A note on Azure storage and downloading large files

I have written a simple ASP.NET MVC application for upload and download of files to/from Azure storage.

Getting large file upload to work was the first exercise, described here. That is working well; but what about download?

If your files in Azure storage are public, you can simply serve an URL to the file. If it is not public though, you have a couple of choices:

1. Download the file under application control, by writing to Response.OutputStream or using a FileResult action.

2. Issue a Shared Access Signature (SAS) to the client which enables it to retrieve the file directly from Azure storage. The SAS is sent as an URL argument which tells Azure storage that the request is authorised. The browser downloads the file directly, so it makes no difference to your web application if the file is large.

Note that if you use the first option, it will not work with large files if you simply call DownloadToStream or similar:

container.GetBlockBlobReference(FileName).DownloadToStream(Response.OutputStream);

Why not? Well, the way this code works is that it downloads the large file to the web server, then sends it to the browser. What if your large file is 5GB? The browser will wait a long time for the first byte to be served (giving the user an unresponsive page); but before that happens, the web application will probably throw an exception because it does not like downloading such a large file.

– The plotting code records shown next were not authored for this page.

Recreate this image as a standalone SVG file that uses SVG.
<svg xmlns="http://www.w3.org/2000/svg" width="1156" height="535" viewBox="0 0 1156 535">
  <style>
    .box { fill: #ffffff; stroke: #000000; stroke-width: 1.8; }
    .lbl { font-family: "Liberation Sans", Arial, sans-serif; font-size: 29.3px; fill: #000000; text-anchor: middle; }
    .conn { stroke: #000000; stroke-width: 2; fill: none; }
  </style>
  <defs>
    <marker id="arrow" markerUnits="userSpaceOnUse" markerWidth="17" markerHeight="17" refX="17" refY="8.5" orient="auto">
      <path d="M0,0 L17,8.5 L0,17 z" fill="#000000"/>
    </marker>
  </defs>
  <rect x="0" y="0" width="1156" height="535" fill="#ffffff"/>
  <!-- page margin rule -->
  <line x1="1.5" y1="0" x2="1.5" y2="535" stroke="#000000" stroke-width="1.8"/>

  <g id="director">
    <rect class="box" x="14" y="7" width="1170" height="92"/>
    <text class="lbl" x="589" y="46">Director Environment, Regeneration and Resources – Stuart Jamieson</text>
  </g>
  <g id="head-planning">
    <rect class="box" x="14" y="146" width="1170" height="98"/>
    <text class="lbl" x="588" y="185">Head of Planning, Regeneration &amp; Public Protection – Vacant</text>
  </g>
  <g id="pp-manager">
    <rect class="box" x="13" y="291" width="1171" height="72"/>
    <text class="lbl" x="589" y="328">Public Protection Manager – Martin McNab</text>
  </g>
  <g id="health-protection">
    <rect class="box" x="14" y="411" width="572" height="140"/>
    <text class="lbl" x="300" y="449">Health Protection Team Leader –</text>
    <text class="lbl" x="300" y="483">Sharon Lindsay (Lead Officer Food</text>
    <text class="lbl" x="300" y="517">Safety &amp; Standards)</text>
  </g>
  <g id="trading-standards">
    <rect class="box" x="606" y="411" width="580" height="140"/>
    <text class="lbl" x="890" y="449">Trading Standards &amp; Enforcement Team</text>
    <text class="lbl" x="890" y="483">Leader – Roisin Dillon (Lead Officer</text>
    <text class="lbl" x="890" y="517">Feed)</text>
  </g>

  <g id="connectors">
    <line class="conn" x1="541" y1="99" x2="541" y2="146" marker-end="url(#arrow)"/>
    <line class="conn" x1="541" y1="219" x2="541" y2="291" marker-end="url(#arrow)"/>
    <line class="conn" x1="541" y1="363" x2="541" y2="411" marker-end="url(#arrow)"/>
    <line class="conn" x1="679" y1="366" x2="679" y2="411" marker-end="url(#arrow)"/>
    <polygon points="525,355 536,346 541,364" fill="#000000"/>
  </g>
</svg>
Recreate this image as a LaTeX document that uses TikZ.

This means the SAS option is a good one, though note that you have to specify an expiry time which could cause problems for users on a slow connection.

Another option is to serve the file in chunks. Use CloudBlockBlob.DownloadRangeToStream to write to Response.OutputStream in a loop until the download is complete. Call Response.Flush() after each chunk to send the chunk to the browser immediately.

This gives the user a nice responsive download experience complete with a cancel option as provided by the browser, and does not crash the application on the server. It seems to me a reasonable approach if the web application is also hosted on Azure and therefore has a fast connection to Azure storage.

What about resuming a failed download? The SAS approach should work as Azure supports it. You could also support this in your app with some additional work since Resume means reading the Range header in a GET request. I have not tried doing this but you might find some clues here.